Papas Fritas writes:
"Reuters reports that Boeing has unveiled a smartphone that deletes all data and renders the device inoperable if there is any attempt to open its casing. 'The Boeing Black phone is manufactured as a sealed device both with epoxy around the casing and with screws, the heads of which are covered with tamper proof covering to identify attempted disassembly,' says a letter included in the FCC filing. 'Any attempt to break open the casing of the device would trigger functions that would delete the data and software contained within the device and make the device inoperable.' Boeing's Black phone will be sold primarily to government agencies and companies engaged in contractual activities with those agencies that are related to defense and homeland security. The device will be marketed and sold in a manner such that low level technical and operational information about the product will not be provided to the general public. 'We saw a need for our customers in a certain market space.' says Boeing spokeswoman Rebecca Yeamans."
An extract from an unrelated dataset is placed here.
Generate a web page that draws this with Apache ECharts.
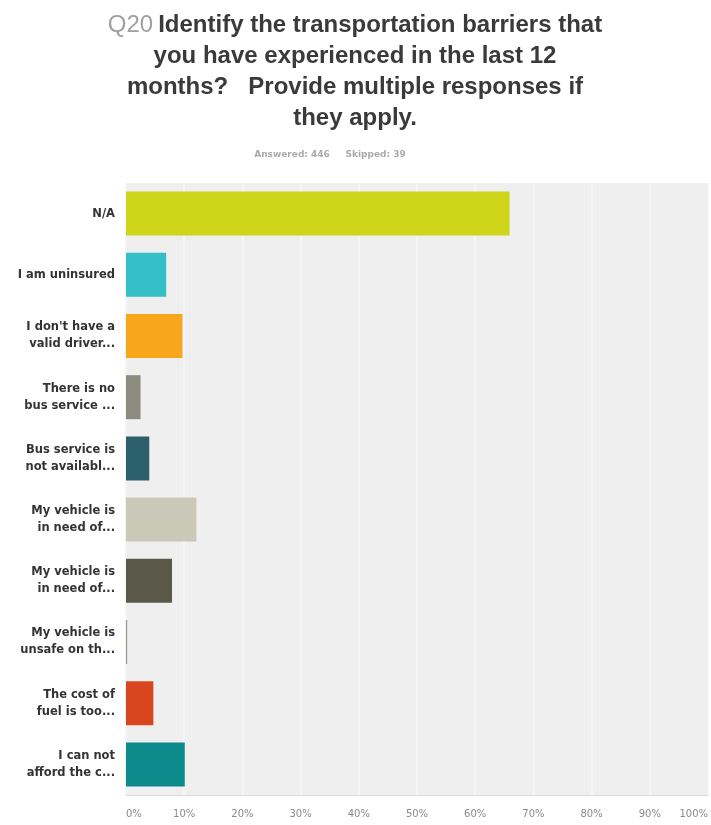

(Score: 4, Interesting) by frojack on Friday February 28 2014, @12:47AM
Hey Boeing, what about us?
The other thing this does is encrypt each outgoing voice stream with the target parties public key. (And decrypt voice streams coming in with with its own private key).
Meta-data (who called who) is still collectible if any part of the call goes over the commercial network. But The feds have their own net in many places.
Encrypted voice was always intended to be in the GSM spec. My old razor even had some settings for it buried in setup screens. However, the way they did it required the decryption and re-encryption at the towers, and nobody wanted to install that, and the feds put the whole issue to bed making encrypted calls illegal, unless the user does it himself.
No, you are mistaken. I've always had this sig.
(Score: 1) by swisskid on Friday February 28 2014, @12:56AM
Of course, you can only encrypt your metadata as long as your company/the government have the decryption key.
(Score: 3, Insightful) by frojack on Friday February 28 2014, @01:09AM
Well, you can't even encrypt it then, because calls have to travel on common carriers.
When you dial, each network along the route has to know where to send your call (what tower had that target phone last).
No, you are mistaken. I've always had this sig.